In its design and decor, the film is nothing short of sumptuous.  But in this, as in its superb photography, it is functional and never ostentatious.  Rumor circulated that Anderson was acting as director of photography for this project, in addition to producing, writing and directing.  He asserts that photography was a collaborative endeavor and no one person is credited.  Whatever the specifics of production, Anderson has, from the beginning, displayed a tremendous visual sense and clearly had a strong hand in cinematographer Robert Elswit’s work on past features.  If anything, Phantom Thread is his most visually engaging work.  Within a single scene, the camera will glide in anticipation of movement, parry with actors, parallel unexpected vistas, and then initiate a swift dialogue of close-ups, low-angles, and tilts to radically expand and contract the established space.  Persons and objects are foregrounded or obscured to constantly shift and realign attention.  While the camera is constantly evolving and commenting, it is always primarily descriptive and never florid.

Likewise, the sound thrums along in exacting detail, but is so constant and seamlessly polite that it manages to sneak up on the viewer.  Jonny Greenwood once again (as he has since There Will Be Blood) provides a restless and often unnerving score.  The original pieces are woven amongst Debussy, Schubert, and Duke Ellington, and the accompaniment is nearly uninterrupted.  Thus, when the music does stop, or finally build to bang about at the intensity of argument, it is an unexpectedly overwhelming sensation.

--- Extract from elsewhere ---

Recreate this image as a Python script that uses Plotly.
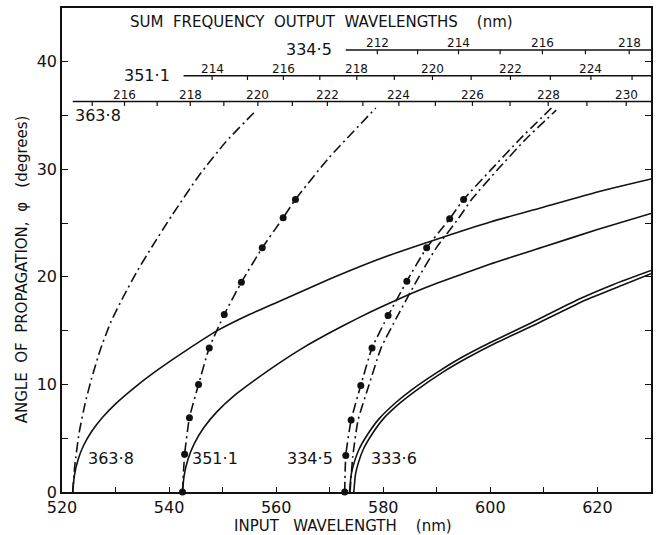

Phantom Thread, like most of Anderson’s work, is an uncomfortable masterpiece.  It manages to keep you “on the edge of your seat” with little in the way of conventional suspense or danger.  The detailing of desire and self-sabotage is so meticulously nuanced that minor revelations and reversals can elicit gasps or sighs of recognition.  The very structure of the story, as recounted by a principal player, weaves suspicion and speculation into the fabric of the film, and these are played into and against to delirious effect.  There is an early confrontation that prompts Reynolds to pointedly suggest that Alma’s aesthetic taste may be “just enough to get you into trouble.”  It is a curt and needlessly punitive observation, but it may well outline the questions above all else.  The film is about taste, and trouble, and the inescapable nearness of the dead.

  Oh, and seeing it projected in 70mm at the exquisite Coolidge Corner Theatre was very heaven.

 

Phantom Thread
2017
dir. Paul Thomas Anderson
130 min.

Now playing on 70mm at Coolidge Corner Theatre, and lesser formats elsewhere.